No such mechanism exists in Luxembourg, where the company has multiple entities, according to a joint response by three government ministers to a parliamentary question submitted by Pirate Party deputy Marc Goergen.
Goergen tabled his question on 4 November, a day after the US Department of Commerce blacklisted the firm for "engaging in activities that are contrary to the national security or foreign policy interests of the United States".
On the day of the US announcement, the Luxembourg Times asked the State Ministry, which oversees the country's intelligence services, whether the Grand Duchy was considering a similar step. The ministry referred the request for comment to the Economy Ministry, which did not respond.

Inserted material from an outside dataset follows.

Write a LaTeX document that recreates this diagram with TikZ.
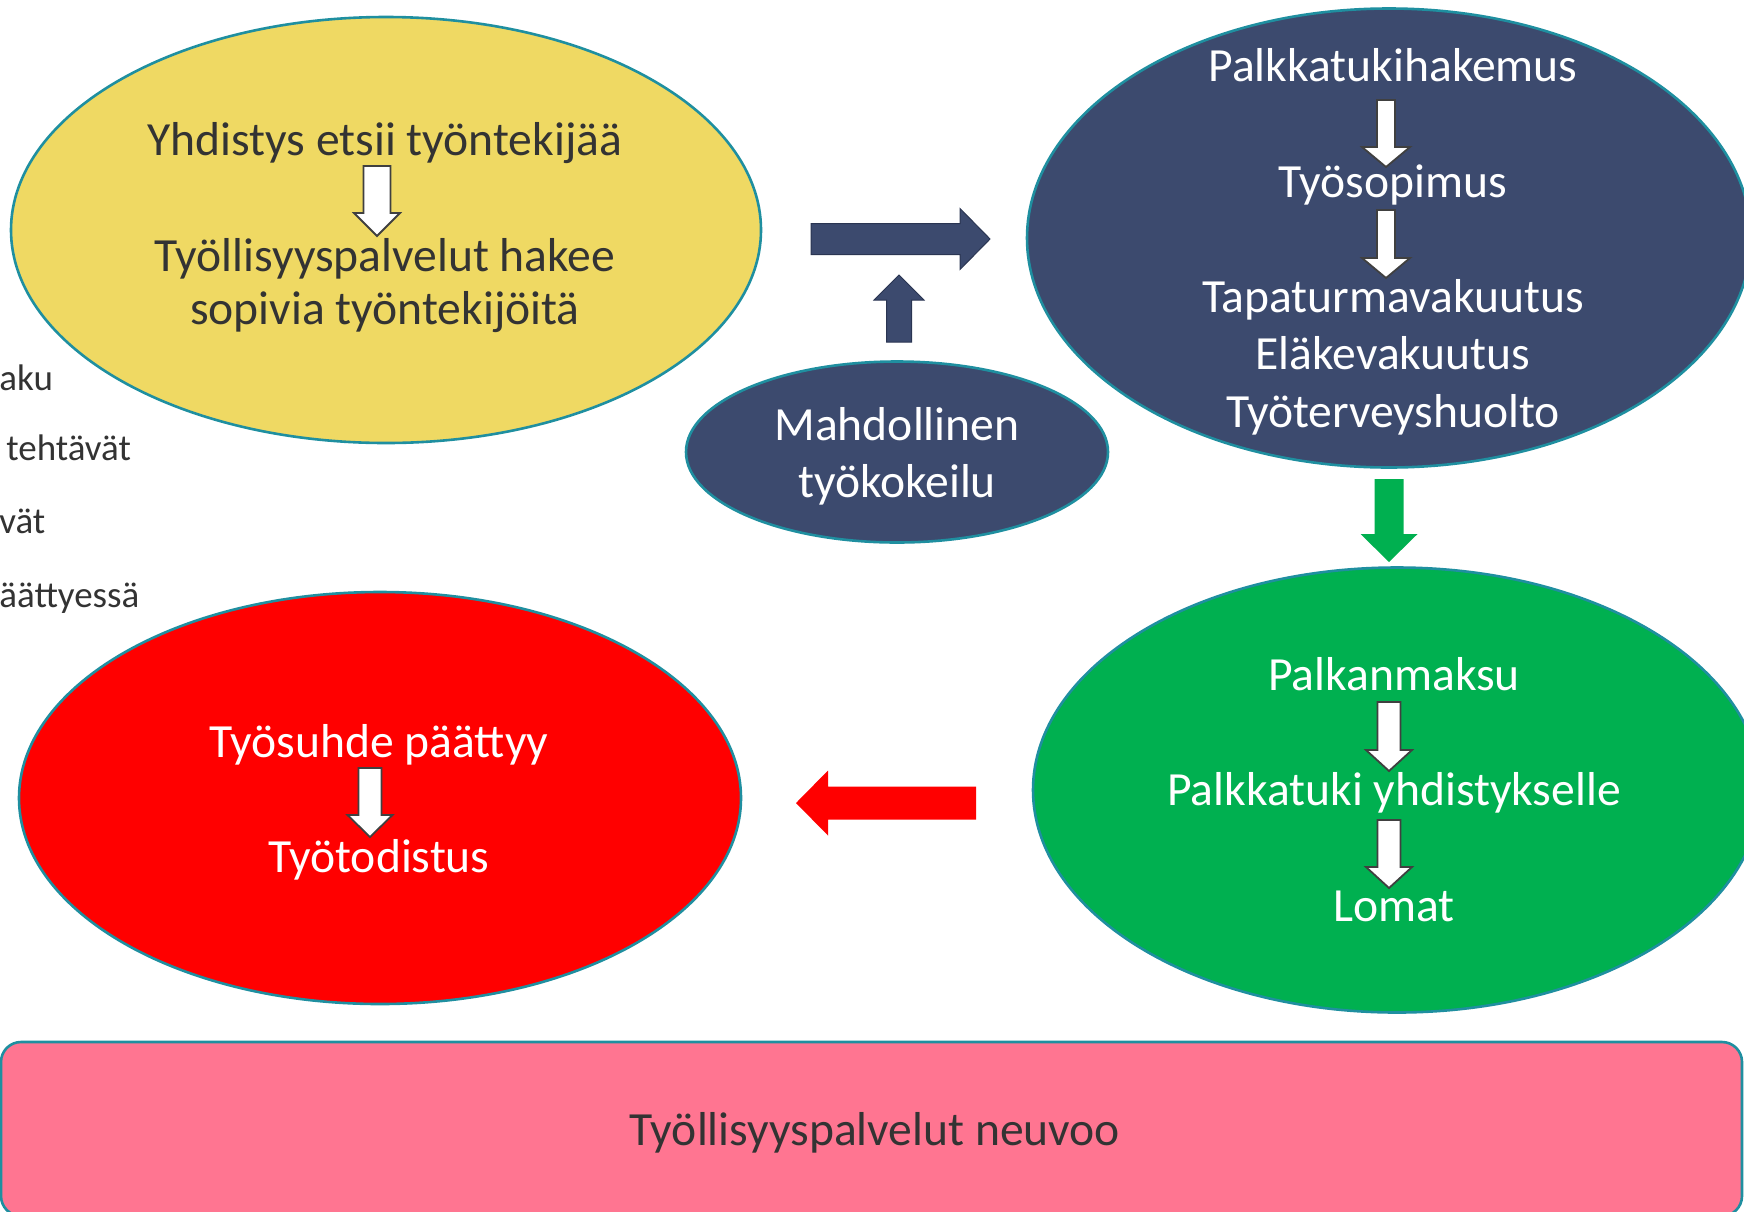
\documentclass[tikz,border=0pt]{standalone}
\usepackage{fontspec}
\setmainfont{Carlito}
\usetikzlibrary{shapes.geometric,calc}
\definecolor{bubbleyellow}{HTML}{EFD963}
\definecolor{navy}{HTML}{3C4A6E}
\definecolor{navyedge}{HTML}{2A3552}
\definecolor{leafgreen}{HTML}{00B050}
\definecolor{alarmred}{HTML}{FF0000}
\definecolor{advicepink}{HTML}{FF7591}
\definecolor{edgeteal}{HTML}{1F8FA0}
\definecolor{inkgray}{HTML}{333333}
\definecolor{arrowedge}{HTML}{404040}
% block arrow: [style]{tail}{tip}{shaft half}{head half}{head length}
\newcommand{\blockarrow}[6][]{%
  \coordinate (hb) at ($(#3)!#6!(#2)$);
  \path[#1] ($(#2)!#4!90:(#3)$) -- ($(hb)!#4!-90:(#2)$) -- ($(hb)!#5!-90:(#2)$)
    -- (#3) -- ($(hb)!#5!90:(#2)$) -- ($(hb)!#4!90:(#2)$) -- ($(#2)!#4!-90:(#3)$) -- cycle;}

\begin{document}
\begin{tikzpicture}[x=0.5pt,y=-0.5pt,
   bubble/.style={ellipse, draw=edgeteal, line width=1.3pt, inner sep=0pt},
   say/.style={font=\fontsize{23.8}{28}\selectfont, anchor=base, inner sep=0pt},
   aside/.style={font=\fontsize{18.5}{22}\selectfont, anchor=base west, inner sep=0pt, text=inkgray},
   whitearr/.style={fill=white, draw=arrowedge, line width=0.9pt, line join=miter},
   navyarr/.style={fill=navy, draw=navyedge, line width=0.5pt, line join=miter}]
   \useasboundingbox (0,0) rectangle (1744,1211);
   \clip (0,0) rectangle (1744,1211);

   % bubbles
   \node[bubble, fill=bubbleyellow, minimum width=375pt, minimum height=213pt] (search) at (386,230) {};
   \node[bubble, fill=navy, minimum width=362pt, minimum height=229.5pt] (contract) at (1389,238) {};
   \node[bubble, fill=navy, minimum width=211pt, minimum height=90.5pt] (trial) at (897,452) {};
   \node[bubble, fill=leafgreen, minimum width=364pt, minimum height=222.5pt] (pay) at (1397,790) {};
   \node[bubble, fill=alarmred, minimum width=361pt, minimum height=206pt] (ending) at (380,798) {};
   \node[rectangle, rounded corners=10pt, draw=edgeteal, line width=1.3pt, fill=advicepink,
         minimum width=870.5pt, minimum height=87pt, inner sep=0pt] (advice) at (871.5,1129) {};

   % cut-off list on the left
   \node[aside] (l1) at ( -1,390) {aku};
   \node[aside] (l2) at (  6,460) {tehtävät};
   \node[aside] (l3) at ( -1,533) {vät};
   \node[aside] (l4) at ( -1,607) {äättyessä};

   % texts
   \node[say, text=inkgray] (y1) at (385,155) {Yhdistys etsii työntekijää};
   \node[say, text=inkgray] (y2) at (385,271) {Työllisyyspalvelut hakee};
   \node[say, text=inkgray] (y3) at (385,324) {sopivia työntekijöitä};
   \node[say, text=white] (c1) at (1393, 81) {Palkkatukihakemus};
   \node[say, text=white] (c2) at (1393,197) {Työsopimus};
   \node[say, text=white] (c3) at (1393,312) {Tapaturmavakuutus};
   \node[say, text=white] (c4) at (1393,369) {Eläkevakuutus};
   \node[say, text=white] (c5) at (1393,427) {Työterveyshuolto};
   \node[say, text=white] (t1) at (897,440) {Mahdollinen};
   \node[say, text=white] (t2) at (897,497) {työkokeilu};
   \node[say, text=white] (p1) at (1394,690) {Palkanmaksu};
   \node[say, text=white] (p2) at (1394,805) {Palkkatuki yhdistykselle};
   \node[say, text=white] (p3) at (1394,921) {Lomat};
   \node[say, text=white] (e1) at (379,757) {Työsuhde päättyy};
   \node[say, text=white] (e2) at (379,872) {Työtodistus};
   \node[say, text=inkgray] (a1) at (875,1145) {Työllisyyspalvelut neuvoo};

   % arrow ends
   \coordinate (ys) at (377,166);  \coordinate (yt) at (377,236);
   \coordinate (cs) at (1386,100); \coordinate (ct) at (1386,167);
   \coordinate (ds) at (1386,210); \coordinate (dt) at (1386,278);
   \coordinate (ps) at (1389,702); \coordinate (pt) at (1389,771);
   \coordinate (qs) at (1389,820); \coordinate (qt) at (1389,888);
   \coordinate (es) at (370,768);  \coordinate (et) at (370,837);
   \coordinate (rs) at (811,239);  \coordinate (rt) at (990,239);
   \coordinate (us) at (899,342);  \coordinate (ut) at (899,275);
   \coordinate (gs) at (1389,479); \coordinate (gt) at (1389,562);
   \coordinate (ls) at (976,803);  \coordinate (lt) at (796,803);

   \blockarrow[whitearr]{ys}{yt}{6.75pt}{11.5pt}{11.5pt}
   \blockarrow[whitearr]{cs}{ct}{4.5pt}{12pt}{10pt}
   \blockarrow[whitearr]{ds}{dt}{4.5pt}{12pt}{10pt}
   \blockarrow[whitearr]{ps}{pt}{5.75pt}{11.5pt}{10.5pt}
   \blockarrow[whitearr]{qs}{qt}{5.75pt}{11.5pt}{10.5pt}
   \blockarrow[whitearr]{es}{et}{5.75pt}{11.25pt}{11pt}
   \blockarrow[navyarr]{rs}{rt}{7.75pt}{15.25pt}{15pt}
   \blockarrow[navyarr]{us}{ut}{6.25pt}{12.5pt}{12.5pt}
   \blockarrow[fill=leafgreen]{gs}{gt}{7.25pt}{14.25pt}{14pt}
   \blockarrow[fill=alarmred]{ls}{lt}{8.25pt}{16.25pt}{16pt}
\end{tikzpicture}
\end{document}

“Luxembourg legislation does not provide for a procedure similar to that of the United States Ministry of Commerce,” read the response on Wednesday from Prime Minister Xavier Bettel, Foreign Minister Jean Asselborn and Economy Minister Franz Fayot.
Asked whether the US government clampdown would have any consequences for the Grand Duchy, the ministers replied: “Luxembourg is not targeted by this decision”.
The United States said it had moved against NSO, headquartered in Israel, based on evidence that it "developed and supplied spyware to foreign governments that used these tools to maliciously target government officials, journalists, businesspeople, activists, academics, and embassy workers".
The decision by the US came just a week after Luxembourg's Prime Minister Xavier Bettel said the country had used the software in a Luxembourg Times interview, in which he mentioned Pegasus by name.
That interview prompted a parliamentary question, in response to which Bettel said he had been talking about spyware generically, adding that "for security reasons and in order to protect investigations, it is not possible to publish details of technical equipment."
The Pegasus spyware, produced by the NSO Group, was used by governments around the world to target numerous activists, journalists, lawyers and dissidents, a consortium of international media outlets revealed in July, which followed earlier reports that the spyware had been used to snoop on murdered Saudi Arabian journalist Jamal Khashoggi and other dissidents.
In the wake of the July press reports, Foreign Minister Jean Asselborn acknowledged nine NSO entities were based in Luxembourg, after initially saying there were only two. Asselborn said he sent letters to the nine NSO entities reminding them of their human rights duties.
The NSO Group said in a confidential letter that they only export their spyware from Israel with the consent of the Israeli government, Asselborn said in October, although he had no means to verify that claim. Asselborn said previously Luxembourg had not granted the company an export licence.